In fact, all the best moments were those that fashion innovation gave way to fierce manifestos on individuality and uniqueness. For the resurrected Imitation of Christ, Tara Subkoff enlisted a group of LA-based teenage female skateboarders to create a film showcasing their bad-ass confidence and skils. Initially, a “political art project disguised as a ‘fashion house’”  the brand’s team staged a show in L.A. and one in New York where they screened the collection video unexpectedly accompanied by opera hits. It was nothing new but was refreshing, full of youthful energy, and fitting for a brand that started off with tremendous success 20 years ago.

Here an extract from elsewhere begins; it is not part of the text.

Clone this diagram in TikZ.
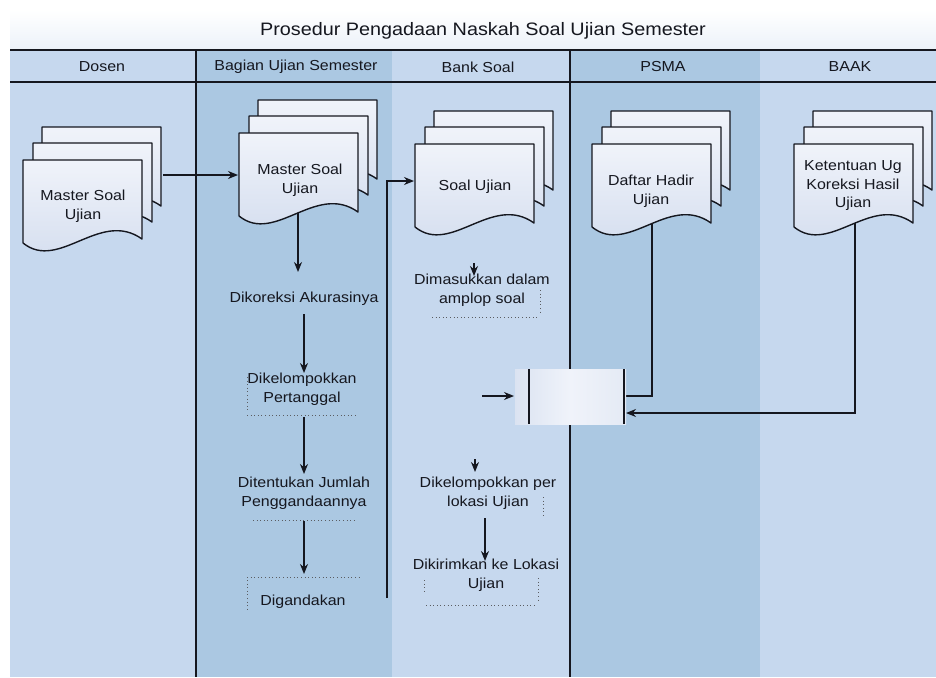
\documentclass[tikz,border=0pt]{standalone}
\usepackage{fontspec}
\setmainfont{Liberation Sans}[FakeStretch=1.1]
\usetikzlibrary{arrows.meta}
\definecolor{laneL}{HTML}{C6D8EE}
\definecolor{laneD}{HTML}{ABC8E2}
\definecolor{ink}{HTML}{15171F}
\definecolor{docT}{HTML}{F0F3FA}
\definecolor{docB}{HTML}{D2DCEE}
\tikzset{
  conn/.style={draw=ink, line width=1.4pt},
  arr/.style={conn, -{Stealth[length=10pt,width=8pt]}},
  docline/.style={draw=ink, line width=1.4pt},
  docfill/.style={top color=docT, bottom color=docB},
  body/.style={text=ink, align=center, font=\fontsize{14.5}{18.5}\selectfont, inner sep=0pt},
  hdr/.style={text=ink, font=\fontsize{14.5}{17}\selectfont, inner sep=0pt},
  dotbox/.style={draw=ink!70, line width=0.8pt, dash pattern=on 1pt off 2.6pt},
  lanesep/.style={draw=ink, line width=1.5pt},
}
% one document shape, top-left at (#1,#2)
\newcommand{\onedoc}[2]{%
  \begin{scope}[shift={(#1,#2)}]
    \path[docfill] (0,0) -- (119,0) -- (119,79) .. controls (77,49) and (36,112) .. (0,83) -- cycle;
    \draw[docline, line join=round] (0,83) -- (0,0) -- (119,0) -- (119,79) .. controls (77,49) and (36,112) .. (0,83);
  \end{scope}}
% three stacked documents, front top-left at (#1,#2)
\newcommand{\multidoc}[2]{%
  \onedoc{#1+19}{#2-33}\onedoc{#1+10}{#2-17}\onedoc{#1}{#2}}
\begin{document}
\begin{tikzpicture}[x=1pt,y=-1pt]
\useasboundingbox (0,0) rectangle (936,677);
\fill[white] (0,0) rectangle (936,677);
% title band
\shade[top color=white, bottom color=laneL!35] (10,10) rectangle (936,50);
\node[text=ink, font=\fontsize{18}{20}\selectfont, inner sep=0pt] (title) at (483,31) {Prosedur Pengadaan Naskah Soal Ujian Semester};
% lanes
\fill[laneL] (10,50) rectangle (196,677);
\fill[laneD] (196,50) rectangle (392,677);
\fill[laneL] (392,50) rectangle (570,677);
\fill[laneD] (570,50) rectangle (760,677);
\fill[laneL] (760,50) rectangle (936,677);
\draw[draw=ink, line width=1.8pt] (10,50) -- (936,50);
\draw[draw=ink, line width=1.5pt] (10,82) -- (936,82);
\draw[lanesep] (196,50) -- (196,677);
\draw[lanesep] (570,50) -- (570,677);
% lane headers
\node[hdr] (h1) at (102,67) {Dosen};
\node[hdr] (h2) at (296,67) {Bagian Ujian Semester};
\node[hdr] (h3) at (478,67) {Bank Soal};
\node[hdr] (h4) at (663,67) {PSMA};
\node[hdr] (h5) at (850,67) {BAAK};

% connector points
\coordinate (d1r) at (163,175);
\coordinate (d2l) at (238,175);
\coordinate (d2b) at (298,205);
\coordinate (t1in) at (298,272);
\coordinate (t1out) at (304,314);
\coordinate (t2in) at (304,373);
\coordinate (t2out) at (304,417);
\coordinate (t3in) at (304,474);
\coordinate (t3out) at (304,521);
\coordinate (t4in) at (304,574);
\coordinate (upS) at (387,598);
\coordinate (upT) at (387,181);
\coordinate (d3l) at (414,181);
\coordinate (b1s) at (474,263);
\coordinate (b1in) at (474,276);
\coordinate (b2s) at (475,459);
\coordinate (b2in) at (475,472);
\coordinate (b2out) at (485,518);
\coordinate (b3in) at (485,561);
\coordinate (pin) at (482,396);
\coordinate (pL) at (514,396);
\coordinate (d4b) at (652,215);
\coordinate (d4k) at (652,396);
\coordinate (pR1) at (625,396);
\coordinate (d5b) at (855,215);
\coordinate (d5k) at (855,413);
\coordinate (pR2) at (626,413);

% connectors
\draw[arr] (d1r) -- (d2l);
\draw[arr] (d2b) -- (t1in);
\draw[arr] (t1out) -- (t2in);
\draw[arr] (t2out) -- (t3in);
\draw[arr] (t3out) -- (t4in);
\draw[arr] (upS) -- (upT) -- (d3l);
\draw[arr] (b1s) -- (b1in);
\draw[arr] (b2s) -- (b2in);
\draw[arr] (b2out) -- (b3in);
\draw[conn] (d4b) -- (d4k) -- (pR1);
\draw[arr] (d5b) -- (d5k) -- (pR2);
\draw[arr] (pin) -- (pL);

% documents
\multidoc{23}{160}
\multidoc{239}{133}
\multidoc{415}{144}
\multidoc{592}{144}
\multidoc{794}{144}
\node[body] (d1) at (83,206) {Master Soal\\Ujian};
\node[body] (d2) at (300,180) {Master Soal\\Ujian};
\node[body] (d3) at (475,187) {Soal Ujian};
\node[body] (d4) at (651,191) {Daftar Hadir\\Ujian};
\node[body] (d5) at (853,186) {Ketentuan Ug\\Koreksi Hasil\\Ujian};

% merge box
\shade[left color=docB!80, right color=docB!60, middle color=docT] (515,369) rectangle (626,424);
\draw[conn] (529,369) -- (529,424);
\draw[conn] (624,369) -- (624,424);
\node[inner sep=0pt, minimum width=0pt] (pbox) at (572,396) {};

% process texts
\node[body] (t1) at (304,299) {Dikoreksi Akurasinya};
\node[body] (t2) at (302,389) {Dikelompokkan\\Pertanggal};
\node[body] (t3) at (304,493) {Ditentukan Jumlah\\Penggandaannya};
\node[body] (t4) at (303,602) {Digandakan};
\node[body] (b1) at (482,290) {Dimasukkan dalam\\amplop soal};
\node[body] (b2) at (488,493) {Dikelompokkan per\\lokasi Ujian};
\node[body] (b3) at (486,575) {Dikirimkan ke Lokasi\\Ujian};

% dotted outlines
\draw[dotbox] (247,377) -- (247,410);
\draw[dotbox] (247,415) -- (358,415);
\draw[dotbox] (253,520) -- (357,520);
\draw[dotbox] (247,577) -- (361,577);
\draw[dotbox] (247,580) -- (247,610);
\draw[dotbox] (432,317) -- (540,317);
\draw[dotbox] (540,290) -- (540,315);
\draw[dotbox] (543,497) -- (543,518);
\draw[dotbox] (424,580) -- (424,592);
\draw[dotbox] (538,578) -- (538,600);
\draw[dotbox] (426,605) -- (536,605);
\end{tikzpicture}
\end{document}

Maisie Schloss, who launched her brand, Maisie Wilen, last year, had her own statement to make. Schloss started as a designer at Yeezy and knows one thing or two about unexpected materials and on-trend design. For her collection, she focused on creative ‘weirdness’ and the idea of seeing clothes through screens.The designer didnt shy away from the back her work is almost made to be Instagrammed, in fact, she embraced its two-dimensional qualities by using strong trompe l’oeil techniques.

Yet, it was Private Policy’s collection that summarized the New York season. The genderless streetwear label used CFDA’s new digital platform Runway 360, to present their Spring 2021 collection called “Searching for Aphrodite.” For designers Haoran Li and Siying Qu, Aphrodite is a notion of beauty that goes far beyond the stereotypical approaches, a call for inclusion and representation that is characteristic to the brand since its birth. Their many Afrodites included vitiligo Calvin Klein star Yvesmark Chery, amputee musician Marsha Elle and Dominique Castelano, who dedicated her inclusion to “all the hot queer Asians,”. As in most New York Fashion Week cases, the message was indeed powerful, the clothes came second best. Or as Tom Ford best-summarized it “the last thing I want to see is serious clothes”. Well, you got it.